Penjelasan Pendiri NU
Menurut Hadratusy Syaikh KH. Muhammad Hasyim Asy’ari dalam kitabnya Ziyadah at-Ta’liqat, Ahlussunnah wal Jama’ah adalah :
أما أهل السنة فهم أهل التفسير و الحديث و الفقه فإنهم المهتدون المتمسكون بسنة النبي صلى الله عليه وسلم والخلفاء بعده الراشدين وهم الطاءفة الناجية قالوا وقد اجتمعت اليوم في مذاهب أربعة الحنفيون والشافعيون و المالكيون والحنبليون
“Adapun Ahlussunnah wal Jama’ah adalah kelompok ahli tafsir, ahli hadis, dan ahli fikih. Merekalah yang mengikuti dan berpegang teguh dengan sunnah Nabi dan sunnah khulafaurrasyidin setelahnya. Mereka adalah kelompok yang selamat. Ulama mengatakan : Sungguh kelompok tersaebut sekarang ini terhimpun dalam madzhab yang empat yaitu madzhab Hanafi, Syafi’i, Maliki, dan Hanbali.”
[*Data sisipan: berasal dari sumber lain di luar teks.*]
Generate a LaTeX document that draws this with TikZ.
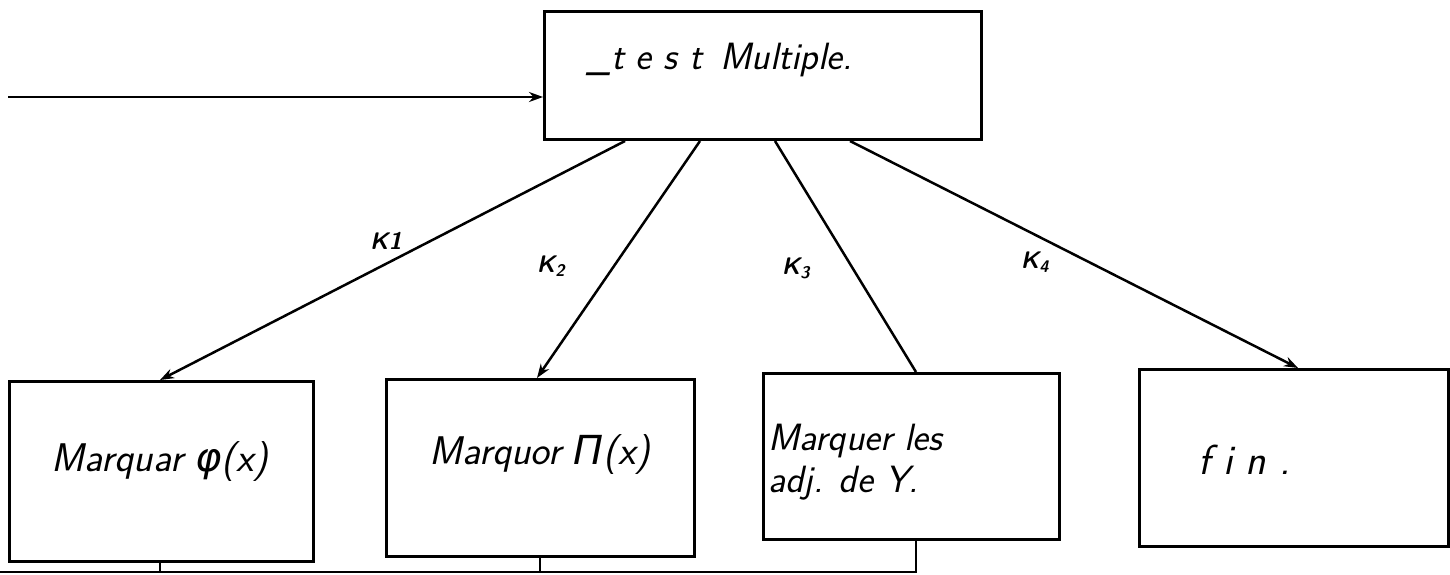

Dalam kajian akidah/ilmu kalam istilah Ahlussunnah wal Jama’ah dinisbatkan pada paham yag diusung oleh Abu Hasan al-Asy’ari dan Abu Mansur al-Maturidi, yang menentang paham Khawarij dan Jabariyah (yang cenderung tekstual) dan paham Qadariyah dan Mu’tazilah (yang cenderung liberal).
Dalam kajian fikih, istilah Ahlussunnah wal Jama’ah disisbatkan pada paham Sunni yaitu merujuk pada fikih 4 (empat) madzhab (Hanafi, Maliki, Syafi’i, dan Hanbali) yang berbeda dengan paham fikih Syi’iy, Dzahiriy, Ja’fariy.
Dari situlah kemudian NU menjadikan Ahlussunnah wal Jama’ah sebagai asas oraganisasi, yaitu dalam bidang aqidah mengikuti Abu Hasan Asy’ari dan Abu Mansur al-Maturidi. Sedangkan dalam bidang fikih mengikuti salah satu dari fikih 4 (empat) madzhab yaitu madzhab Syafi’i (Syafi’iyyah).
Mahfud MD juga menegaskan tentang negara yang didirikan oleh Nabi Muhammad. Kata dia, saat ini hukumnya haram mendirikan negara seperti yang didirikan oleh Nabi.
“Karena apa, karena Nabi itu Rajanya, penguasany Nabi, hukumnya itu langsung dari Allah. Jalau ada orang hukum zina lalu turun ini hukumannya. Kalau sekarang mau ngga ada Nabi kan, haram. Oleh sebab itu kalau anda memaksakan bentuk negara seperti nabi berarti mau bentuk nabi baru,” kata Mahfud MD.